*Exercise:*
Among the entries, which lines carry the string "this"? Copy each of them.

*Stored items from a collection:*
━━━━━━━━━━━━━━━━━━━━

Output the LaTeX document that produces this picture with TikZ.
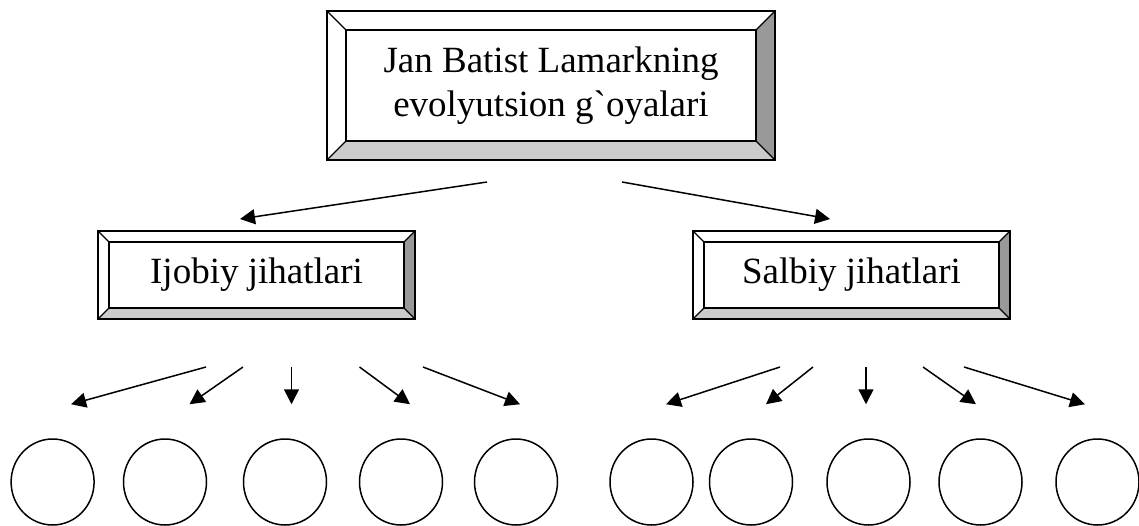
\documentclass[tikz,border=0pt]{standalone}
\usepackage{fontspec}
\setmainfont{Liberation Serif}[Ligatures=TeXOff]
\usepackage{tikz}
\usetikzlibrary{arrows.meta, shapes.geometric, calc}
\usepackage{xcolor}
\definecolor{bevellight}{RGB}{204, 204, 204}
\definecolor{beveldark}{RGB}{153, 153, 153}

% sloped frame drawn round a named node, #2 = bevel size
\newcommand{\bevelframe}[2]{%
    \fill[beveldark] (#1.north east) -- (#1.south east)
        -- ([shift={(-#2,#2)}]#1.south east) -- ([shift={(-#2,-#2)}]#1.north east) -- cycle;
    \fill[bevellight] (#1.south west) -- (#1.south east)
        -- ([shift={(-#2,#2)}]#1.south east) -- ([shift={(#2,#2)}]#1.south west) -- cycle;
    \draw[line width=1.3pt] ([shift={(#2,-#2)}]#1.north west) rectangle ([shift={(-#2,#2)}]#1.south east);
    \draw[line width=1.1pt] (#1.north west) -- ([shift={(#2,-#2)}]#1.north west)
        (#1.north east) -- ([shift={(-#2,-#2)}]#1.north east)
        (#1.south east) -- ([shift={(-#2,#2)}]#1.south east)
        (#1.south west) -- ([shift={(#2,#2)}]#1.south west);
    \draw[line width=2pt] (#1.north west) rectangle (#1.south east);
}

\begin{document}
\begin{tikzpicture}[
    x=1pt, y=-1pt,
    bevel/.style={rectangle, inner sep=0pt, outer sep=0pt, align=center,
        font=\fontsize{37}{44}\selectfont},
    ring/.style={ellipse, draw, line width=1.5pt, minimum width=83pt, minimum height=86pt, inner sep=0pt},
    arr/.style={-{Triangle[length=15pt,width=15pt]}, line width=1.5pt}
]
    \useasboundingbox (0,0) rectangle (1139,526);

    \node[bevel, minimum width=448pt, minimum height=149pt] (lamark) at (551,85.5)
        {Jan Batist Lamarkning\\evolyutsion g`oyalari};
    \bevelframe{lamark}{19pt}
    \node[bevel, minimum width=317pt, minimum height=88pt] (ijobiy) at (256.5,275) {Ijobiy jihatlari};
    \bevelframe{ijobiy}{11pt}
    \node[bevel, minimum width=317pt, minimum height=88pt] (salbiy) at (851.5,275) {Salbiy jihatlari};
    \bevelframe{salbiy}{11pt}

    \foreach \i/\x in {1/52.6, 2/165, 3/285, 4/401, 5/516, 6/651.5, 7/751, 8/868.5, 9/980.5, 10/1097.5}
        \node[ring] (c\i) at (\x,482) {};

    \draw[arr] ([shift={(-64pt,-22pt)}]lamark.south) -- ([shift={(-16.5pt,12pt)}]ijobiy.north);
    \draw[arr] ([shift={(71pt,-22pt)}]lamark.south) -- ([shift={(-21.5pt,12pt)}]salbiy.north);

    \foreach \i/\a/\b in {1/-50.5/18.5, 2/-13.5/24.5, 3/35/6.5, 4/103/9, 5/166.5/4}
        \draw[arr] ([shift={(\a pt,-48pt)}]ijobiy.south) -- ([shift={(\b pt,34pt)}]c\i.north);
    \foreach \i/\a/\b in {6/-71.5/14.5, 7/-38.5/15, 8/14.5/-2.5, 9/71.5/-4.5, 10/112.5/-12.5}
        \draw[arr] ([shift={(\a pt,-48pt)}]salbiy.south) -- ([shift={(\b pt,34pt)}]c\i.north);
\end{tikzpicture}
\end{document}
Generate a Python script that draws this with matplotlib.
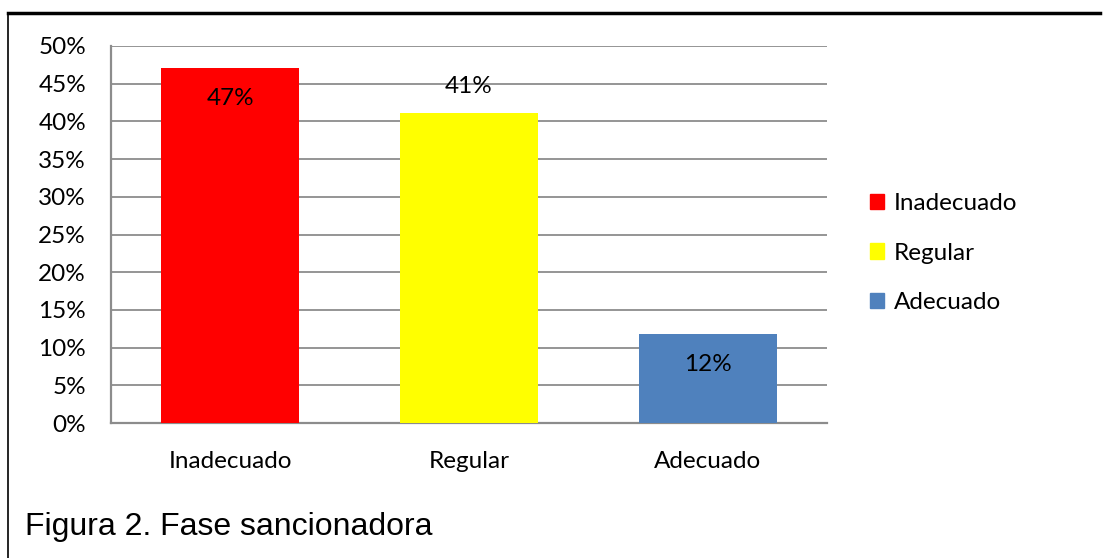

━━━━━━━━━━━━━━━━━━━━

*Result below:*
Output the LaTeX document that produces this picture with TikZ.
Generate a Python script that draws this with matplotlib.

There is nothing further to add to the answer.